Tokenization for NYDFS and PCI DSS: A Key to Compliance and Risk Reduction

The NYDFS Cybersecurity Regulation is clear: if you handle sensitive customer information in New York’s financial sector, you must protect it with strong controls, prove it with detailed records, and respond to incidents with speed. PCI DSS layers on top for payment card data, demanding encryption, network segmentation, monitoring, and strict access governance. Fail at either, and the regulators close in.

Tokenization is the pressure valve. It replaces actual card numbers or personally identifiable information with unique, irreversible tokens. These tokens mean nothing to attackers, but still serve business processes and analytics. If integrated correctly, tokenization reduces PCI DSS scope, making compliance programs leaner while satisfying NYDFS requirements for data protection, auditability, and risk reduction.

Under NYDFS Part 500, Section 500.03 demands a robust cybersecurity program. Tokenization strengthens that program by slashing the attack surface. PCI DSS requirement 3 demands protection of stored cardholder data—tokenization fulfills it without heavy encrypted vaults exposed to daily traffic. Combined, the two frameworks push organizations toward architectural discipline: segregated systems, least privilege, and continuous monitoring over token endpoints.

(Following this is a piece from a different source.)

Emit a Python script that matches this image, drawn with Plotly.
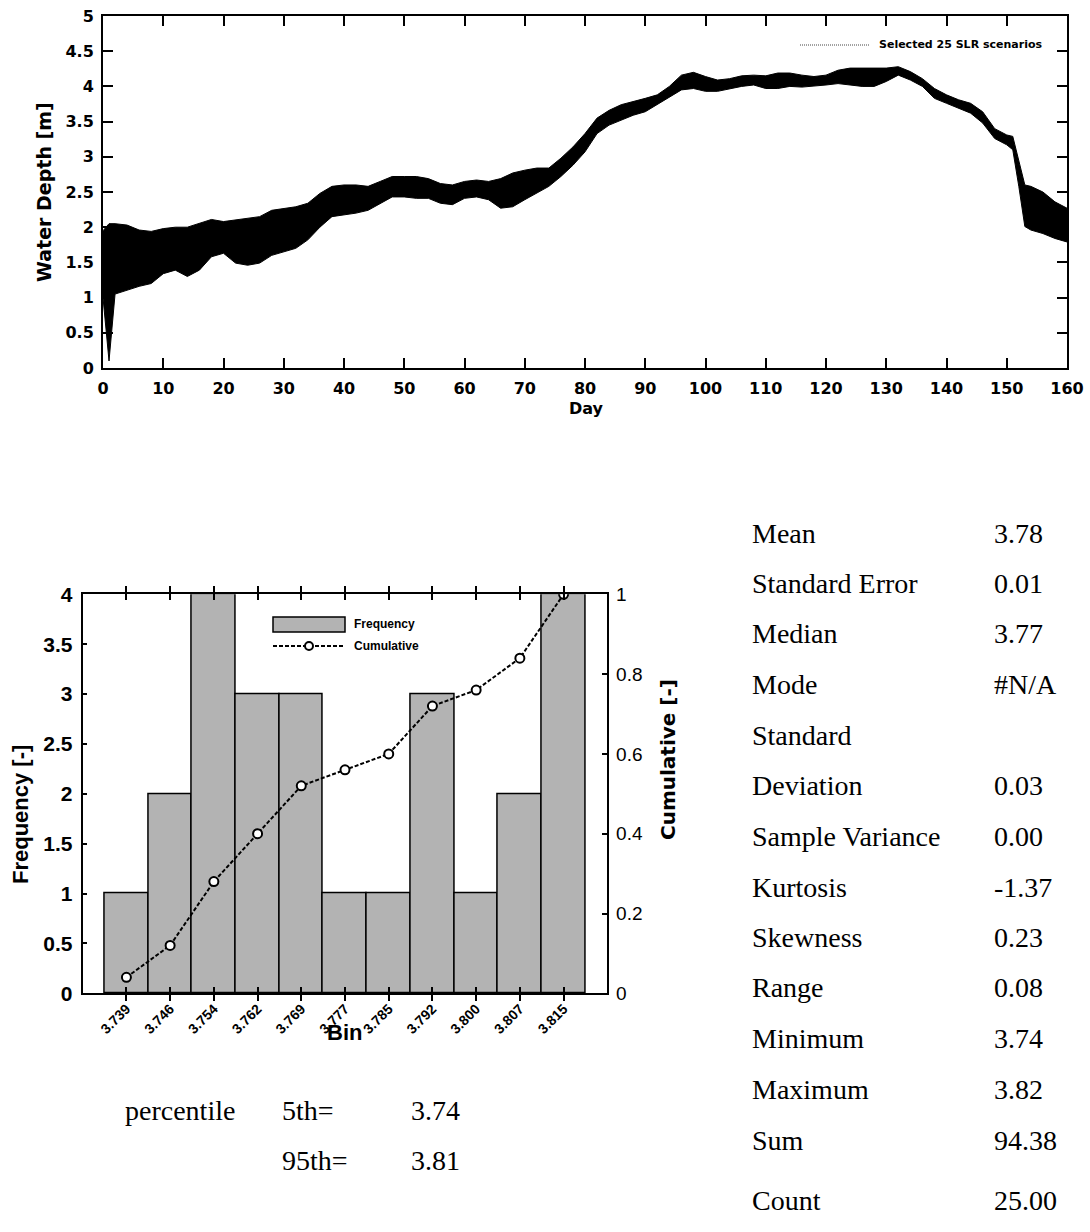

Engineering teams should design tokenization flows that are centralized, layered with API authentication, and fully logged. Map tokens to data only in tightly controlled environments. Use HSM-backed generation for high-value data. Automate compliance evidence—so your NYDFS annual certification and PCI DSS assessment are backed by immutable, real-time records.

Compliance is not just passing audits. It’s removing attack paths before they exist. NYDFS Cybersecurity Regulation and PCI DSS align on that goal, and tokenization is a key lever. Build it well, and you meet both standards while reducing operational risk. Build it poorly, and you add complexity without protection.